## begin DATA SUPPLIED

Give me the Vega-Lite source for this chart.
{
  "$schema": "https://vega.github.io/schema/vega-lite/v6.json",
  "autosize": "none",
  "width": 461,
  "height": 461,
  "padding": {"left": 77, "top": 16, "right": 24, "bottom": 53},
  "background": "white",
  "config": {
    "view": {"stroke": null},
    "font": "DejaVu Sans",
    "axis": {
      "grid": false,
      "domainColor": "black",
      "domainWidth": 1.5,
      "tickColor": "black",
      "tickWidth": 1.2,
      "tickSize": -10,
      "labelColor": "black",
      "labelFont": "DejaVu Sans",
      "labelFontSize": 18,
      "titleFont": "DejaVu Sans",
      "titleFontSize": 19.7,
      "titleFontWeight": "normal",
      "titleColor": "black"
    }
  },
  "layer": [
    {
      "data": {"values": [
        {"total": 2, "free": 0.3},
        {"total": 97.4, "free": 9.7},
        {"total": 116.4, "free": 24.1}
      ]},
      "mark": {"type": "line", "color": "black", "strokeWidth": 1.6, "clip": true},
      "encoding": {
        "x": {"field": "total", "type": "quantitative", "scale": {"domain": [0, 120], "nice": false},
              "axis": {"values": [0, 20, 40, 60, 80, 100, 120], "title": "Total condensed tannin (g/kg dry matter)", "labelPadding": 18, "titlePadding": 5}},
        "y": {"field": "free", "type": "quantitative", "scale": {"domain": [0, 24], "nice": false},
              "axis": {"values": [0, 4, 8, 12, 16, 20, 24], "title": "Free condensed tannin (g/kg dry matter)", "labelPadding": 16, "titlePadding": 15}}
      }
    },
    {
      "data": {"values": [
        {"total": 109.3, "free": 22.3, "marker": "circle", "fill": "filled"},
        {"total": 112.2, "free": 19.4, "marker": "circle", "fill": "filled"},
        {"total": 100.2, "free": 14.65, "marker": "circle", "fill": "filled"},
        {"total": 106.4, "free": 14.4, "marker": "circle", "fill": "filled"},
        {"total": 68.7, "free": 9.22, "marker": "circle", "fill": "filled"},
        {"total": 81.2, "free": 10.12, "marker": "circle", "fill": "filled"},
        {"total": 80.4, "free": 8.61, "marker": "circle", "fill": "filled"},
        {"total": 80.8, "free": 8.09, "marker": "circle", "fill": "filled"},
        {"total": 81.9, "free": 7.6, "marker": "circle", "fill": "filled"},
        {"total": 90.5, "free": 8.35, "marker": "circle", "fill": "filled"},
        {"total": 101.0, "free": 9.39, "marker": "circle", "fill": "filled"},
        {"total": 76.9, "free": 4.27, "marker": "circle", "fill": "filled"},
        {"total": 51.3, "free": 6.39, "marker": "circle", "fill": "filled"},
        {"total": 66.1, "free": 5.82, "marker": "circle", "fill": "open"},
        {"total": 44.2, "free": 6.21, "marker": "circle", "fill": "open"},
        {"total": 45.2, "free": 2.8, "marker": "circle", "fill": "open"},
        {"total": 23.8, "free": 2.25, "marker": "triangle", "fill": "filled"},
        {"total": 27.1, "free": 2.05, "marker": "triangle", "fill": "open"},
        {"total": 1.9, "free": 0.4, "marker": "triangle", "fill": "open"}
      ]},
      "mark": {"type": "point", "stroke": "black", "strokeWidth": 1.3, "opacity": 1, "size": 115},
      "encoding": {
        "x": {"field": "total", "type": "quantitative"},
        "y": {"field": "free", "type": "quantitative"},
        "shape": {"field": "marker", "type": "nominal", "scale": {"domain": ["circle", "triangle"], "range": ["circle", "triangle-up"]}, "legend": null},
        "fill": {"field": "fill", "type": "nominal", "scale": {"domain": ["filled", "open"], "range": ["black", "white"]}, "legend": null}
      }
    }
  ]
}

## end DATA SUPPLIED
## begin DATA SUPPLIED

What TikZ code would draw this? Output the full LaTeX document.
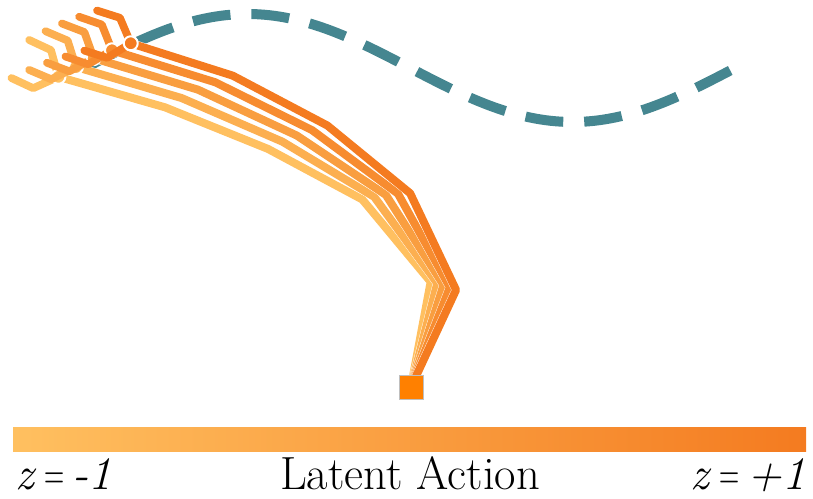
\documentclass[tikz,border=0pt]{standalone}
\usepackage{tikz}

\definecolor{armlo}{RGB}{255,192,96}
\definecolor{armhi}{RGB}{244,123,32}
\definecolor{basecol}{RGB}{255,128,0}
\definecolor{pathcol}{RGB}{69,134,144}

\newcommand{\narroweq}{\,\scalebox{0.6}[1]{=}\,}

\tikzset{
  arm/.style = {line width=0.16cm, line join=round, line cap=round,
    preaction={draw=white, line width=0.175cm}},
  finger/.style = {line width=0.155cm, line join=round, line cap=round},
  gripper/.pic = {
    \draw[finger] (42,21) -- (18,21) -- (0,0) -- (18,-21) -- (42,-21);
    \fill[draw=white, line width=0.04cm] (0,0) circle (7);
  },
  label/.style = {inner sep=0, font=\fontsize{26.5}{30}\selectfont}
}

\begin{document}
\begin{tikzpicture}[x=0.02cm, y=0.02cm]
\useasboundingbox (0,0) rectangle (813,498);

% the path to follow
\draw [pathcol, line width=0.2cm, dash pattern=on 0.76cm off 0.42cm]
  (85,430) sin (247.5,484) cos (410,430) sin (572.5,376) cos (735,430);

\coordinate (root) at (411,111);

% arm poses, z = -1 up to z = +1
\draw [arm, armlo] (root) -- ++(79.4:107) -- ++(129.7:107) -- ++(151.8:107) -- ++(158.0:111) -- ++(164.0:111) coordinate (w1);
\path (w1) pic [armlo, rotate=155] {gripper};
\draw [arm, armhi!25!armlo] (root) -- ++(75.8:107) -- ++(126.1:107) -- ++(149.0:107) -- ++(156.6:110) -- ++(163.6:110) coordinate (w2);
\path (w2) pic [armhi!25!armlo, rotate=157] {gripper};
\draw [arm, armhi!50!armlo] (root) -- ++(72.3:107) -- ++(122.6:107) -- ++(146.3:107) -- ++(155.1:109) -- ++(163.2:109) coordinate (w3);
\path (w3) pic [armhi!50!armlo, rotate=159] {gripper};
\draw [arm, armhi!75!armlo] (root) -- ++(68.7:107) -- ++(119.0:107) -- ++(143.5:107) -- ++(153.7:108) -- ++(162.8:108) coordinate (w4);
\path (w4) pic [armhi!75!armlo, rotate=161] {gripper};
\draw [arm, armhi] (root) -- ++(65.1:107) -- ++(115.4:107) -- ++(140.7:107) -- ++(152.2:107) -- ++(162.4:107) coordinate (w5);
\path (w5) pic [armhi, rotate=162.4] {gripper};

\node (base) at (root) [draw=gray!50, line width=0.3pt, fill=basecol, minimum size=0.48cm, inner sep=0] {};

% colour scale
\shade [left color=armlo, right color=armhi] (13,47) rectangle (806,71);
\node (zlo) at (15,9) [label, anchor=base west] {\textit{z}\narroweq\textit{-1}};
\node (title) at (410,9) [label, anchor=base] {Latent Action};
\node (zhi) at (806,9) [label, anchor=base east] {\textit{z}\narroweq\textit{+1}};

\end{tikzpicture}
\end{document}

## end DATA SUPPLIED
## begin DATA SUPPLIED

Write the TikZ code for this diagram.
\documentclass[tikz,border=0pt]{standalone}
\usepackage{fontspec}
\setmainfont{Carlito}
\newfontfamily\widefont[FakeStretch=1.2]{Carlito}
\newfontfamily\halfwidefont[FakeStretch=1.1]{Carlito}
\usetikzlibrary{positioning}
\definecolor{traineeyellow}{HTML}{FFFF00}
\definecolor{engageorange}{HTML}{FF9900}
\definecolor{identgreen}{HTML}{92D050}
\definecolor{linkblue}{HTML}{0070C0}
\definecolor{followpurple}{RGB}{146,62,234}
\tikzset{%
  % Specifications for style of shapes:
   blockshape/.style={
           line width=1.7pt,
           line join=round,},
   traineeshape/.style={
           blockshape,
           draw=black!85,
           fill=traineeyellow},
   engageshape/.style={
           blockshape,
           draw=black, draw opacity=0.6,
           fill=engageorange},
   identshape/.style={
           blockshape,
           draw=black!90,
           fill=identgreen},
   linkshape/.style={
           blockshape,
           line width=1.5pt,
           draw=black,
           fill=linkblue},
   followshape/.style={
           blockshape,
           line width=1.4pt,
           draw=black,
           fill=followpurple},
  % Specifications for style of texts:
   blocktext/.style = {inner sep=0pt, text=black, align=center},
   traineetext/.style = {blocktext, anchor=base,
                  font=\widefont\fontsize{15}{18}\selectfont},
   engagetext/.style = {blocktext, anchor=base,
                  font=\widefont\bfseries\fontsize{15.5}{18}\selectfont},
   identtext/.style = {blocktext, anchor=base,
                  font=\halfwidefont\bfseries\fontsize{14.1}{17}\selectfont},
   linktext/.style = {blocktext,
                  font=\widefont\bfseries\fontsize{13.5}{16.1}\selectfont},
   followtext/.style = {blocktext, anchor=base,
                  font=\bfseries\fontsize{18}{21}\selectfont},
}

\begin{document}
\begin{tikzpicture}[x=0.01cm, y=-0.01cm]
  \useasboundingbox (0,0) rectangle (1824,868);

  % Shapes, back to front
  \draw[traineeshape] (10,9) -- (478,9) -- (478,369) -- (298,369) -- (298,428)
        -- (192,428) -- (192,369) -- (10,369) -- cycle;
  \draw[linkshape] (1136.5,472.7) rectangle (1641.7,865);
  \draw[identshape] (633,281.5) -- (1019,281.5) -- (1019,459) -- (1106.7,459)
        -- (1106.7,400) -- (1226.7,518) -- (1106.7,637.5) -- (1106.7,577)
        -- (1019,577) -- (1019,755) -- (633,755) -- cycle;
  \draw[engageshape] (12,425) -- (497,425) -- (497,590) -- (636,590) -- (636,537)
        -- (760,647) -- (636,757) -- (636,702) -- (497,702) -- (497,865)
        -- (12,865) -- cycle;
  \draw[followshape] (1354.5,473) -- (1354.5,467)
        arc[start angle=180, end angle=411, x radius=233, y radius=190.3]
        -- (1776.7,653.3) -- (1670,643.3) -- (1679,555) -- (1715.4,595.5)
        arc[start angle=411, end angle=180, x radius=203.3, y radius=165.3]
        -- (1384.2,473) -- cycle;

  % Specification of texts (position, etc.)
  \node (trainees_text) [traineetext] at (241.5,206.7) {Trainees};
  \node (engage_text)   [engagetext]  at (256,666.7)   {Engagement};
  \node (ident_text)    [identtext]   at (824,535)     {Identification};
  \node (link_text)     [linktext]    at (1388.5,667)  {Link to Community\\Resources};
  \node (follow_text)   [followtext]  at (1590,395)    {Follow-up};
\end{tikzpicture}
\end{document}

## end DATA SUPPLIED

* **TASK GOAL**: Determine how many lines in the listing above hold the string "code", then write only the number.

* **FINISHED ANSWER**: 2